What you need to do: Set all the material down again unchanged, without the pictures.

=== Record extracts ===

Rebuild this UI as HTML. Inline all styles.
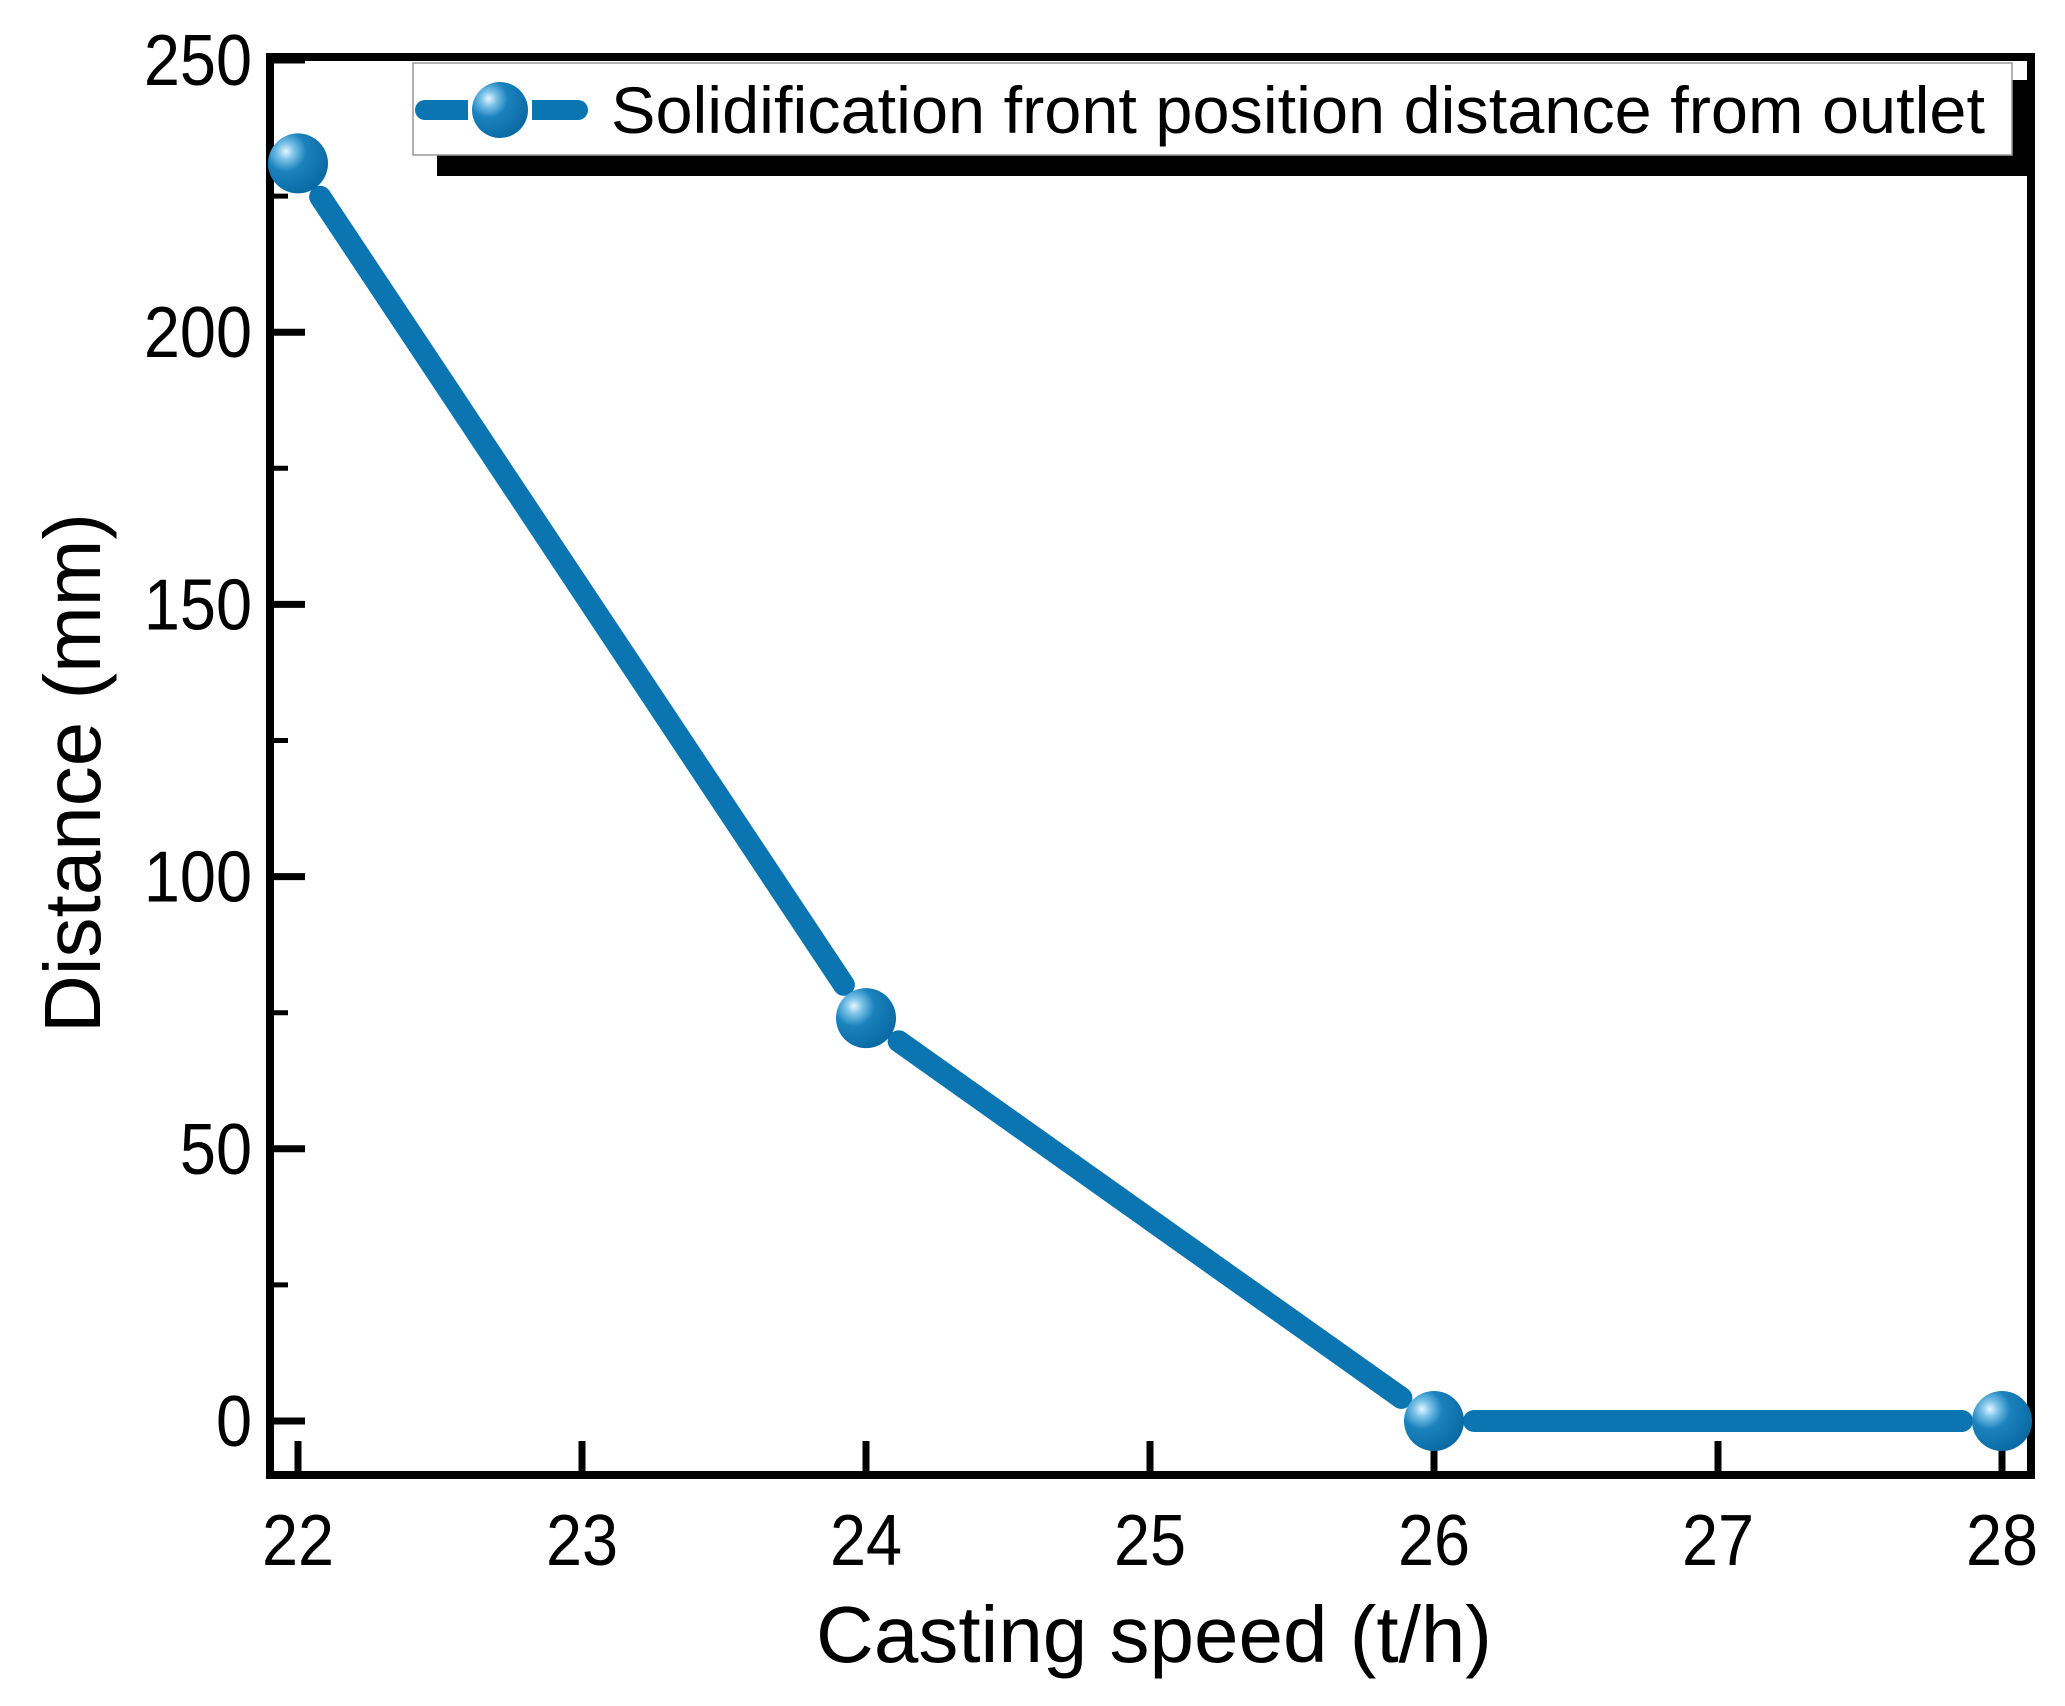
<!DOCTYPE html>
<html><head><meta charset="utf-8"><style>
html,body{margin:0;padding:0;background:#fff;}
svg{display:block;font-family:"Liberation Sans",sans-serif;}
</style></head><body>
<svg id="chart" width="2065" height="1706" viewBox="0 0 2065 1706">
<defs>
<radialGradient id="mk" cx="0.3" cy="0.3" r="0.75">
<stop offset="0" stop-color="#e8f6ff"/><stop offset="0.18" stop-color="#7cc3e8"/><stop offset="0.45" stop-color="#1a82bd"/><stop offset="1" stop-color="#0a6aa3"/>
</radialGradient>
</defs>
<g id="axes"></g>
<g id="series"></g>
<g id="legend">
<rect x="437" y="80" width="1595" height="96" fill="#000"/>
<rect x="413" y="63" width="1599" height="92" fill="#fff" stroke="#999" stroke-width="1.5"/>
<line x1="425" y1="110" x2="578" y2="110" stroke="#0a75b0" stroke-width="20" stroke-linecap="round"/>
<line x1="468" y1="110" x2="532" y2="110" stroke="#fff" stroke-width="24"/>
<circle cx="500" cy="110" r="28" fill="url(#mk)"/>
<text x="611" y="133" font-size="66" textLength="1374" lengthAdjust="spacingAndGlyphs" fill="#000">Solidification front position distance from outlet</text>
</g>
<text x="1154" y="1662" font-size="80" text-anchor="middle">Casting speed (t/h)</text>
<text transform="translate(100,773) rotate(-90)" font-size="80" text-anchor="middle">Distance (mm)</text>
</svg>
<script>
const categories = [22, 24, 26, 28];
const values = [231, 74, 0, 0];
const xTicks = [22, 23, 24, 25, 26, 27, 28];
const yTicks = [0, 50, 100, 150, 200, 250];
const yMinor = [25, 75, 125, 175, 225];

const NS = "http://www.w3.org/2000/svg";
const L = 270, R = 2031, T = 57, B = 1475;
const xs = v => 298 + (v - 22) * 284;
const ys = v => 1421 - v * (1421 - 60) / 250;
function mk(tag, attrs, parent) {
  const e = document.createElementNS(NS, tag);
  for (const k in attrs) e.setAttribute(k, attrs[k]);
  parent.appendChild(e);
  return e;
}
const axes = document.getElementById('axes');
const series = document.getElementById('series');
const frame = mk('rect', {x: L, y: T, width: R - L, height: B - T, fill: 'none', stroke: '#000', 'stroke-width': 8}, axes);


xTicks.forEach(t => {
  const ln = mk('line', {x1: xs(t), x2: xs(t), y1: B, y2: B - 34, stroke: '#000', 'stroke-width': 7}, axes);
  
  
  const tx = mk('text', {x: 0, y: 0, 'font-size': 72, 'text-anchor': 'middle', transform: 'translate(' + xs(t) + ',1565) scale(0.9,1)'}, axes);
  tx.textContent = t;
  
  
});
yTicks.forEach(t => {
  const ln = mk('line', {x1: L, x2: L + 35, y1: ys(t), y2: ys(t), stroke: '#000', 'stroke-width': 7}, axes);
  
  
  const tx = mk('text', {x: 0, y: 0, 'font-size': 72, 'text-anchor': 'end', transform: 'translate(252,' + (ys(t) + 25) + ') scale(0.9,1)'}, axes);
  tx.textContent = t;
  
  
});
yMinor.forEach(t => {
  const ln = mk('line', {x1: L, x2: L + 18, y1: ys(t), y2: ys(t), stroke: '#000', 'stroke-width': 5}, axes);
  
  
});
for (let i = 0; i < categories.length - 1; i++) {
  const x1 = xs(categories[i]), y1 = ys(values[i]), x2 = xs(categories[i + 1]), y2 = ys(values[i + 1]);
  const d = Math.hypot(x2 - x1, y2 - y1), ux = (x2 - x1) / d, uy = (y2 - y1) / d, g = 40;
  const seg = mk('line', {x1: x1 + ux * g, y1: y1 + uy * g, x2: x2 - ux * g, y2: y2 - uy * g, stroke: '#0a75b0', 'stroke-width': 22, 'stroke-linecap': 'round'}, series);
  
  
}
categories.forEach((c, i) => {
  const p = mk('circle', {cx: xs(c), cy: ys(values[i]), r: 30, fill: 'url(#mk)'}, series);
  
  
});
</script>
</body></html>
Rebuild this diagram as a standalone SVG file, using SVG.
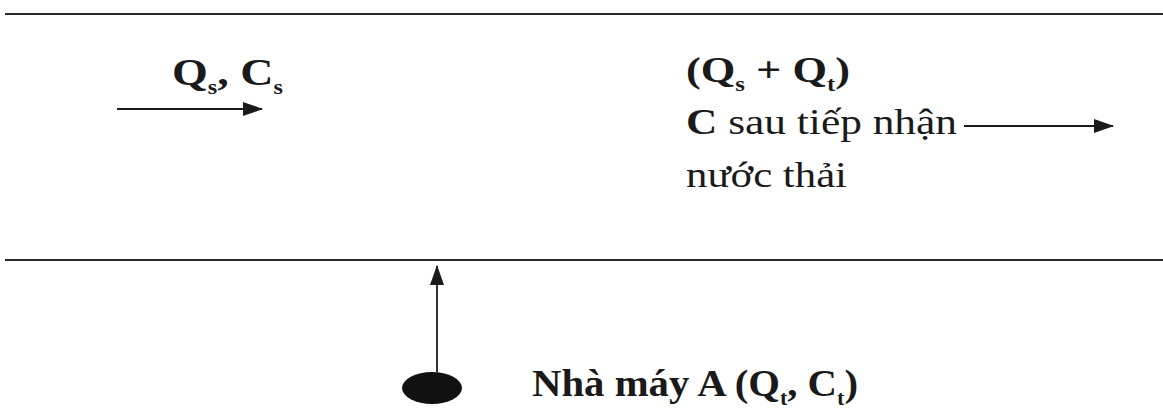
<svg xmlns="http://www.w3.org/2000/svg" width="1163" height="414" viewBox="0 0 1163 414">
<defs>
<marker id="ah" markerUnits="userSpaceOnUse" markerWidth="20" markerHeight="14" refX="19" refY="7" orient="auto">
<path d="M0,0 L20,7 L0,14 Z" fill="#1a1a1a"/>
</marker>
<style>
.bank{stroke:#2a2a2a;stroke-width:2.2;fill:none}
.flow{stroke:#1a1a1a;stroke-width:1.8;fill:none;marker-end:url(#ah)}
.t{font-family:"Liberation Serif","Times New Roman",serif;fill:#1a1a1a}
.b{font-weight:bold}
.sub{font-size:20px}
</style>
</defs>
<rect width="1163" height="414" fill="#ffffff"/>
<g id="river">
<line class="bank" x1="5" y1="14" x2="1163" y2="14"/>
<line class="bank" x1="5" y1="260" x2="1163" y2="260"/>
</g>
<g id="upstream">
<text class="t b" x="172" y="85" font-size="38" textLength="111" lengthAdjust="spacingAndGlyphs">Q<tspan class="sub" dy="9">s</tspan><tspan dy="-9">, C</tspan><tspan class="sub" dy="9">s</tspan></text>
</g>
<g id="downstream">
<text class="t b" x="686" y="82" font-size="36" textLength="164" lengthAdjust="spacingAndGlyphs">(Q<tspan class="sub" dy="9">s</tspan><tspan dy="-9"> + Q</tspan><tspan class="sub" dy="9">t</tspan><tspan dy="-9">)</tspan></text>
<text class="t" x="686" y="134" font-size="36" textLength="271" lengthAdjust="spacingAndGlyphs"><tspan class="b">C</tspan> sau tiếp nhận</text>
<text class="t" x="686" y="187" font-size="36" textLength="161" lengthAdjust="spacingAndGlyphs">nước thải</text>
</g>
<g id="factory">
<ellipse cx="432" cy="388" rx="30" ry="16" fill="#111111"/>
<text class="t b" x="532" y="396" font-size="37" textLength="326" lengthAdjust="spacingAndGlyphs">Nhà máy A (Q<tspan class="sub" dy="9">t</tspan><tspan dy="-9">, C</tspan><tspan class="sub" dy="9">t</tspan><tspan dy="-9">)</tspan></text>
</g>
<g id="connectors">
<line class="flow" x1="117" y1="109" x2="262" y2="109"/>
<line class="flow" x1="964" y1="126" x2="1113" y2="126"/>
<line class="flow" x1="437" y1="372" x2="437" y2="266"/>
</g>
</svg>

===

Result for this task:
Rebuild this UI as HTML. Inline all styles.
<!DOCTYPE html>
<html><head><meta charset="utf-8"><style>
html,body{margin:0;padding:0;background:#fff;}
svg{display:block;font-family:"Liberation Sans",sans-serif;}
</style></head><body>
<svg id="chart" width="2065" height="1706" viewBox="0 0 2065 1706">
<defs>
<radialGradient id="mk" cx="0.3" cy="0.3" r="0.75">
<stop offset="0" stop-color="#e8f6ff"/><stop offset="0.18" stop-color="#7cc3e8"/><stop offset="0.45" stop-color="#1a82bd"/><stop offset="1" stop-color="#0a6aa3"/>
</radialGradient>
</defs>
<g id="axes"></g>
<g id="series"></g>
<g id="legend">
<rect x="437" y="80" width="1595" height="96" fill="#000"/>
<rect x="413" y="63" width="1599" height="92" fill="#fff" stroke="#999" stroke-width="1.5"/>
<line x1="425" y1="110" x2="578" y2="110" stroke="#0a75b0" stroke-width="20" stroke-linecap="round"/>
<line x1="468" y1="110" x2="532" y2="110" stroke="#fff" stroke-width="24"/>
<circle cx="500" cy="110" r="28" fill="url(#mk)"/>
<text x="611" y="133" font-size="66" textLength="1374" lengthAdjust="spacingAndGlyphs" fill="#000">Solidification front position distance from outlet</text>
</g>
<text x="1154" y="1662" font-size="80" text-anchor="middle">Casting speed (t/h)</text>
<text transform="translate(100,773) rotate(-90)" font-size="80" text-anchor="middle">Distance (mm)</text>
</svg>
<script>
const categories = [22, 24, 26, 28];
const values = [231, 74, 0, 0];
const xTicks = [22, 23, 24, 25, 26, 27, 28];
const yTicks = [0, 50, 100, 150, 200, 250];
const yMinor = [25, 75, 125, 175, 225];

const NS = "http://www.w3.org/2000/svg";
const L = 270, R = 2031, T = 57, B = 1475;
const xs = v => 298 + (v - 22) * 284;
const ys = v => 1421 - v * (1421 - 60) / 250;
function mk(tag, attrs, parent) {
  const e = document.createElementNS(NS, tag);
  for (const k in attrs) e.setAttribute(k, attrs[k]);
  parent.appendChild(e);
  return e;
}
const axes = document.getElementById('axes');
const series = document.getElementById('series');
const frame = mk('rect', {x: L, y: T, width: R - L, height: B - T, fill: 'none', stroke: '#000', 'stroke-width': 8}, axes);


xTicks.forEach(t => {
  const ln = mk('line', {x1: xs(t), x2: xs(t), y1: B, y2: B - 34, stroke: '#000', 'stroke-width': 7}, axes);
  
  
  const tx = mk('text', {x: 0, y: 0, 'font-size': 72, 'text-anchor': 'middle', transform: 'translate(' + xs(t) + ',1565) scale(0.9,1)'}, axes);
  tx.textContent = t;
  
  
});
yTicks.forEach(t => {
  const ln = mk('line', {x1: L, x2: L + 35, y1: ys(t), y2: ys(t), stroke: '#000', 'stroke-width': 7}, axes);
  
  
  const tx = mk('text', {x: 0, y: 0, 'font-size': 72, 'text-anchor': 'end', transform: 'translate(252,' + (ys(t) + 25) + ') scale(0.9,1)'}, axes);
  tx.textContent = t;
  
  
});
yMinor.forEach(t => {
  const ln = mk('line', {x1: L, x2: L + 18, y1: ys(t), y2: ys(t), stroke: '#000', 'stroke-width': 5}, axes);
  
  
});
for (let i = 0; i < categories.length - 1; i++) {
  const x1 = xs(categories[i]), y1 = ys(values[i]), x2 = xs(categories[i + 1]), y2 = ys(values[i + 1]);
  const d = Math.hypot(x2 - x1, y2 - y1), ux = (x2 - x1) / d, uy = (y2 - y1) / d, g = 40;
  const seg = mk('line', {x1: x1 + ux * g, y1: y1 + uy * g, x2: x2 - ux * g, y2: y2 - uy * g, stroke: '#0a75b0', 'stroke-width': 22, 'stroke-linecap': 'round'}, series);
  
  
}
categories.forEach((c, i) => {
  const p = mk('circle', {cx: xs(c), cy: ys(values[i]), r: 30, fill: 'url(#mk)'}, series);
  
  
});
</script>
</body></html>
Rebuild this diagram as a standalone SVG file, using SVG.
<svg xmlns="http://www.w3.org/2000/svg" width="1163" height="414" viewBox="0 0 1163 414">
<defs>
<marker id="ah" markerUnits="userSpaceOnUse" markerWidth="20" markerHeight="14" refX="19" refY="7" orient="auto">
<path d="M0,0 L20,7 L0,14 Z" fill="#1a1a1a"/>
</marker>
<style>
.bank{stroke:#2a2a2a;stroke-width:2.2;fill:none}
.flow{stroke:#1a1a1a;stroke-width:1.8;fill:none;marker-end:url(#ah)}
.t{font-family:"Liberation Serif","Times New Roman",serif;fill:#1a1a1a}
.b{font-weight:bold}
.sub{font-size:20px}
</style>
</defs>
<rect width="1163" height="414" fill="#ffffff"/>
<g id="river">
<line class="bank" x1="5" y1="14" x2="1163" y2="14"/>
<line class="bank" x1="5" y1="260" x2="1163" y2="260"/>
</g>
<g id="upstream">
<text class="t b" x="172" y="85" font-size="38" textLength="111" lengthAdjust="spacingAndGlyphs">Q<tspan class="sub" dy="9">s</tspan><tspan dy="-9">, C</tspan><tspan class="sub" dy="9">s</tspan></text>
</g>
<g id="downstream">
<text class="t b" x="686" y="82" font-size="36" textLength="164" lengthAdjust="spacingAndGlyphs">(Q<tspan class="sub" dy="9">s</tspan><tspan dy="-9"> + Q</tspan><tspan class="sub" dy="9">t</tspan><tspan dy="-9">)</tspan></text>
<text class="t" x="686" y="134" font-size="36" textLength="271" lengthAdjust="spacingAndGlyphs"><tspan class="b">C</tspan> sau tiếp nhận</text>
<text class="t" x="686" y="187" font-size="36" textLength="161" lengthAdjust="spacingAndGlyphs">nước thải</text>
</g>
<g id="factory">
<ellipse cx="432" cy="388" rx="30" ry="16" fill="#111111"/>
<text class="t b" x="532" y="396" font-size="37" textLength="326" lengthAdjust="spacingAndGlyphs">Nhà máy A (Q<tspan class="sub" dy="9">t</tspan><tspan dy="-9">, C</tspan><tspan class="sub" dy="9">t</tspan><tspan dy="-9">)</tspan></text>
</g>
<g id="connectors">
<line class="flow" x1="117" y1="109" x2="262" y2="109"/>
<line class="flow" x1="964" y1="126" x2="1113" y2="126"/>
<line class="flow" x1="437" y1="372" x2="437" y2="266"/>
</g>
</svg>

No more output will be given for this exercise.